I mentioned last week at Outside The Mom Box Facebook page that I really appreciated one mom’s observation that living with a two year old is like “living with a bipolar drunken troll”. That so rings true for me. One minute Elisabeth is high as a kite, happy, charming and relaxed. The next minute, I head to the bathroom and suddenly a tidal wave of dismay of such astronomical proportions hits the mood. “No Mama, no peepee!”. Why is me going to the bathroom such a trauma? Such is the brain of a 2 year old apparently. Two weeks ago though, it was me reeling from an extreme high and a bottom down low.
Screen time for Elisabeth is limited to watching a video of herself and/or her friends doing something (hunting for eggs at her birthday party or jumping around at The Museum of Life and Science). It’s worked well so far. But it’s almost Christmas and since I have been reading _How The Grinch Stole Christmas_ since mid-July, I figured it was time to dust off my beloved Grinch DVD. No Jim Carrey for me; it’s classic Boris Karloff all the whole way. I asked Elisabeth if she’d like to see the movie of The Grinch. Of course she said “yes”, not knowing what she was agreeing to but tuning into my excitement and the novelty of being able to look at the computer. I hit “play” and started mouthing the words, practically jumping up and down with pleasure. She watched mouth open as the Whos trimmed their trees and the Grinch plotted evil. At one point I started reciting the words aloud, totally unconsciously, and she put a fast stop to that, “No singing Mama,”. I shut up then and watched silently, tapping my foot.
My heart sang with pleasure. This was one of those moments that I imagined I would have with my child. She and I curled up to a warm computer watching one of my all-time Christmas movies. It was sweet and wonderful, a Hallmark card ready for printing.
The next day we went to Durham Central Park‘s opening of Mt. Merrill. It was rainy so we didn’t walk. I pulled into the parking lot and saw Wool E Bull’s party van. So did Elisabeth. ” Wool E. Bull,” she said. “Yup,” I said. “When you see the Wool E. Moe-Bile, you know Wool E. is close by.” “No Wool E. Bull,” she said. “Oh no, I think he is here,” I said. In hindsight, it seemed so clear we were destined for disaster. I’m always happy to see Wool E. so I didn’t see any red flags. Although I should have.

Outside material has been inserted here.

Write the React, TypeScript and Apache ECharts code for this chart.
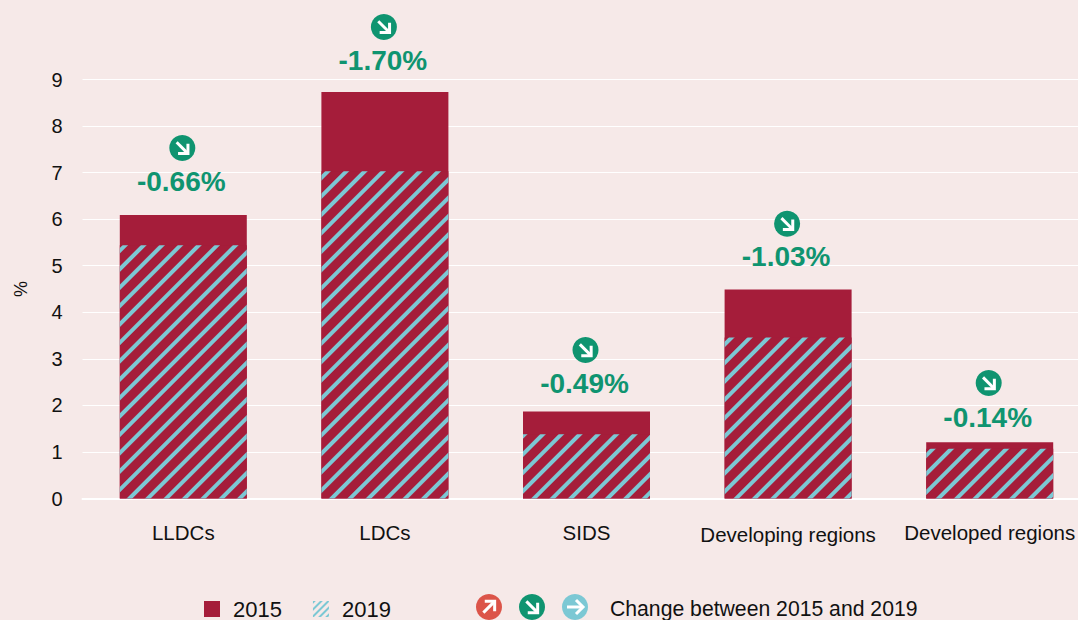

After our usual cookie stop at Daisy Cakes, we walked down Foster Street. It’s winter market now so there aren’t any vendors lining the street. But we could hear the shoos of kids coming from Mt. Merrill, the glorious new play structure at DCP. As we started to cross the street, Wool E. Bull turned around and started walking toward us. Like the best mascots, Wool E. just seemed to materialize before our eyes. Had he been standing there all along? I didn’t know but before I could race with my happy child toward his furry face, I heard Elisabeth scream. I have honestly never seen her look so frightened. “No Wool E!” she screamed and after an odd little hop of fear, she started running in the opposite direction. Nothing fazes Wool E. so he veered off his path and headed toward a group of other kids. I picked Elisabeth up and tried to reassure her that Wool E wasn’t around anymore. She believed me but when we were at Mt. Merrill, she still looked around for him, muttering “No Wool E.”
My husband and I were married at the Durham Bulls Athletic Park. Wool E. was a witness at our wedding. He’s practically related to us! To have my own child who has seen Wool E. before be so terrified of him filled me with mixed emotions. And less than 24 hours after our blissful Grinch experience, no less!
Living with a toddler means living with the knowledge that the unexpected is usually what happens. These two experiences reminded me of that. When Elisabeth was a baby I know things were going to change but it was usually predictable change: sleep, nursing, poop, etc. Now as a toddler, things with Elisabeth can change on a dime, in an erratic and seemingly nonsensical way. I guess this is one of the learnings about parenting: the high’s can be so filled with joy but the lows can really be quite low.